On a crystal day like this, Philadelphia doesn’t need air conditioning. Parking is free and available, and the crystal addict bends in the rainbow-colored fountain mist over the improvised cigarette. He rolls salvaged tobacco into recycled tissue. His narrow fingers tremble. Next to him sits in a diaphanous plastic his garbage pick: two bags of bitten slices of whole-wheat bread from a nearby restaurant. Hiding my fascination with his diet I bend over and explain the reason of my intrusion: I want to paint his portrait. His methamphetamine affected smile is undented, but his attention is fractured. I take a seat next to him on the bench and say that I will pay him two dollars for about thirty minutes of his time. Short-lived interest sparks in his crystal eyes, “What’s that?” “I will pay you two dollars if you allow me to paint your portrait.

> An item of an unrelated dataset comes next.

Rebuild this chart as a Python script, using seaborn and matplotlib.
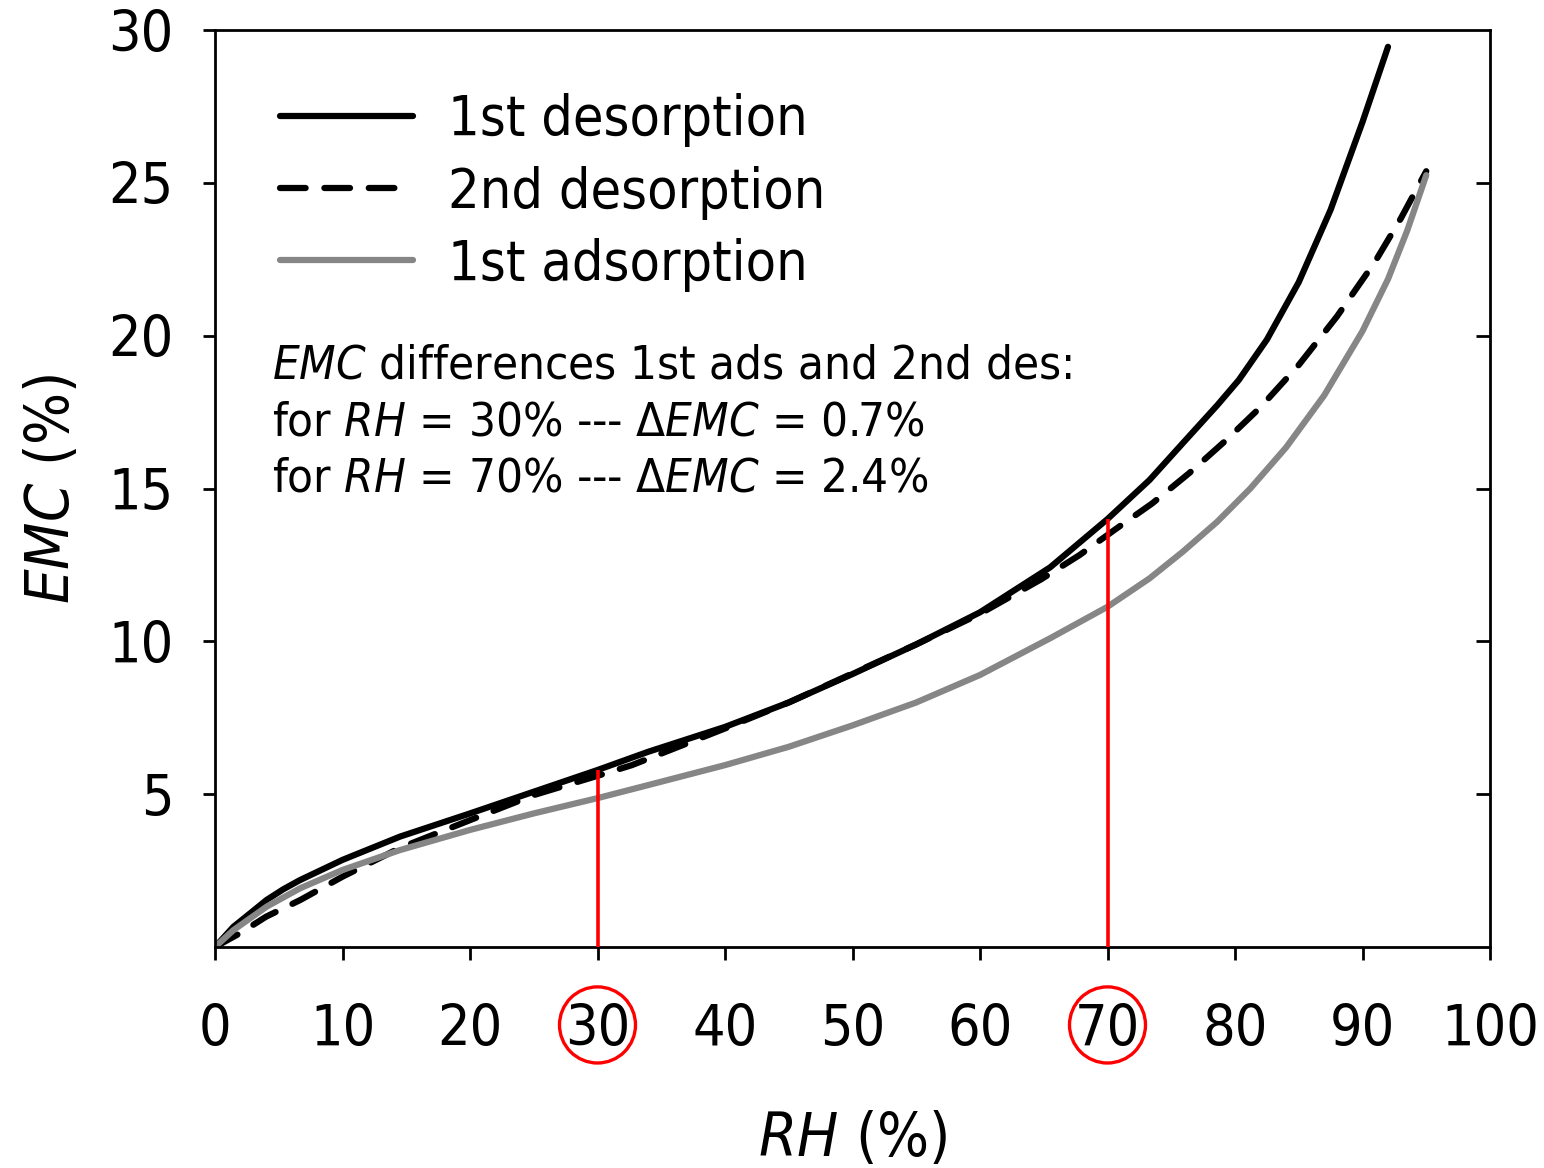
import os
import matplotlib
matplotlib.use("Agg")
import matplotlib.pyplot as plt
from matplotlib import font_manager as fm
from matplotlib.patches import Ellipse
import numpy as np
import pandas as pd
import seaborn as sns

# ---------------- data ----------------
series_names = ["1st desorption", "2nd desorption", "1st adsorption"]

rh_des1 = [0, 1.44, 2.75, 4.05, 5.36, 6.67, 10, 14.5, 20, 25, 30, 34, 40, 45, 50,
           55, 60, 65.5, 70, 73.3, 75.9, 78.6, 80.3, 82.5, 85, 87.5, 90, 92]
emc_des1 = [0, 0.66, 1.1, 1.54, 1.89, 2.19, 2.85, 3.61, 4.37, 5.08, 5.79, 6.39,
            7.2, 8.0, 8.93, 9.9, 10.95, 12.42, 14.0, 15.28, 16.48, 17.72, 18.55,
            19.87, 21.75, 24.12, 26.99, 29.45]

rh_des2 = [0, 2, 4, 6.7, 10, 14.5, 20, 25, 30, 32.7, 40, 45, 50, 55, 60, 64.8,
           67.8, 70.6, 73.5, 76.4, 79.3, 82, 85, 88, 91, 93, 95]
emc_des2 = [0, 0.46, 0.99, 1.54, 2.3, 3.24, 4.15, 4.97, 5.6, 5.95, 7.15, 8.0, 8.95,
            9.9, 10.9, 12.03, 12.82, 13.66, 14.51, 15.5, 16.58, 17.66, 19.04,
            20.63, 22.43, 23.83, 25.38]

rh_ads1 = [0, 1.44, 4.05, 6.67, 10, 14.5, 20, 25, 30, 34, 40, 45, 50, 55, 60,
           65.5, 70, 73.3, 75.9, 78.6, 81.2, 84, 87, 90, 92, 93.5, 95]
emc_ads1 = [0, 0.55, 1.32, 1.92, 2.52, 3.17, 3.83, 4.37, 4.87, 5.3, 5.95, 6.55,
            7.25, 8.0, 8.9, 10.1, 11.13, 12.06, 12.93, 13.91, 15.0, 16.34, 18.05,
            20.15, 21.85, 23.43, 25.25]

x_ticks = list(range(0, 101, 10))
y_ticks = [5, 10, 15, 20, 25, 30]
y_ticks_right = [5, 10, 15, 20, 25]
marked_rh = [30, 70]
marked_emc = [5.8, 14.0]

x_label = r"$\mathit{RH}$ (%)"
y_label = r"$\mathit{EMC}$ (%)"
note_lines = [
    r"$\mathit{EMC}$ differences 1st ads and 2nd des:",
    r"for $\mathit{RH}$ = 30% --- Δ$\mathit{EMC}$ = 0.7%",
    r"for $\mathit{RH}$ = 70% --- Δ$\mathit{EMC}$ = 2.4%",
]

# ---------------- styling ----------------
sns.set_style("ticks")

cond = [f for f in fm.fontManager.ttflist
        if "DejaVuSansCondensed" in os.path.basename(f.fname)]
if cond:
    fam = "DejaVu Sans"
    plt.rcParams["font.stretch"] = "condensed"
    it_pat = "DejaVu Sans:italic:stretch=condensed"
    rm_pat = "DejaVu Sans:stretch=condensed"
else:
    fam = "Liberation Sans"
    it_pat = "Liberation Sans:italic"
    rm_pat = "Liberation Sans"
plt.rcParams["font.family"] = [fam, "DejaVu Sans"]
plt.rcParams["mathtext.fontset"] = "custom"
plt.rcParams["mathtext.it"] = it_pat
plt.rcParams["mathtext.rm"] = rm_pat
plt.rcParams["mathtext.default"] = "regular"
for k in ["text.color", "axes.labelcolor", "xtick.color", "ytick.color",
          "axes.edgecolor"]:
    plt.rcParams[k] = "black"

frames = []
for name, xs, ys in zip(series_names, [rh_des1, rh_des2, rh_ads1],
                        [emc_des1, emc_des2, emc_ads1]):
    frames.append(pd.DataFrame({"RH": xs, "EMC": ys, "series": name}))
df = pd.concat(frames, ignore_index=True)

colors = {"1st desorption": "#000000", "2nd desorption": "#000000",
          "1st adsorption": "#868686"}

W, H = 1544, 1168
fig = plt.figure(figsize=(W / 100, H / 100), dpi=100)
ax = fig.add_axes([215 / W, (H - 947) / H, 1275 / W, 917 / H])

handles = []
for name in series_names:
    sub = df[df["series"] == name]
    sns.lineplot(data=sub, x="RH", y="EMC", ax=ax, color=colors[name],
                 linewidth=4.5, estimator=None, sort=False,
                 solid_capstyle="round", dash_capstyle="round",
                 solid_joinstyle="round", label=name)
    line = ax.get_lines()[-1]
    line.set_linewidth(4.5)
    if name == "2nd desorption":
        line.set_dashes((4.1, 3.0))
    handles.append(line)

ax.vlines(marked_rh, 0, marked_emc, color="#ff0000", linewidth=2.6, zorder=4)

ax.set_xlim(0, 100)
ax.set_ylim(0, 30)
ax.set_xticks(x_ticks)
ax.set_yticks(y_ticks)
ax.tick_params(axis="x", direction="out", length=9, width=2, pad=31,
               labelsize=41, top=False, colors="black")
ax.tick_params(axis="y", direction="out", length=9, width=2, pad=21,
               labelsize=41, right=False, colors="black")
for s in ax.spines.values():
    s.set_visible(True)
    s.set_linewidth(2)
    s.set_color("black")

twin = ax.twinx()
twin.set_ylim(ax.get_ylim())
twin.set_yticks(y_ticks_right)
twin.tick_params(axis="y", direction="in", length=10, width=2, labelright=False,
                 colors="black")
for s in twin.spines.values():
    s.set_visible(False)

ax.set_xlabel(x_label, fontsize=44, labelpad=38)
ax.set_ylabel(y_label, fontsize=44, labelpad=19)

if ax.get_legend() is not None:
    ax.get_legend().remove()
ax.legend(handles, series_names, loc="upper left",
          bbox_to_anchor=(0.051, 0.931), frameon=False, fontsize=40,
          handlelength=2.4, handletextpad=0.62, labelspacing=0.33,
          borderaxespad=0, borderpad=0)

note_y = [0.6205, 0.5583, 0.4962]
for txt, yy in zip(note_lines, note_y):
    ax.text(0.0447, yy, txt, transform=ax.transAxes, fontsize=34,
            ha="left", va="baseline")

for xv in marked_rh:
    ax.add_patch(Ellipse((xv, -2.55), width=5.96, height=2.49, fill=False,
                         edgecolor="#ff0000", linewidth=2.4, clip_on=False,
                         transform=ax.transData))

fig.savefig("out.png", dpi=100)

It will take about thirty minutes of your time…” He shakes his head, “Not interested. Thank you, though.” I look at his young face. He must be Philip’s age; he even resembles my son’s friend. I say, “Maybe you reconsider… you have a good face for painting,” but he shakes his head again.  The flow of mutual sympathy runs between us, and he thanks me again. But I paint him anyway; I paint him in my memory and carry it home to spill out. On this crystal day I don’t want to think of his future. I want to remember his shy speckled face crowned with burning-red hair. What a pity; so young and capable! Why choose dependence over freedom? But it is easy to fall a slave in the world where only markets seem to be free.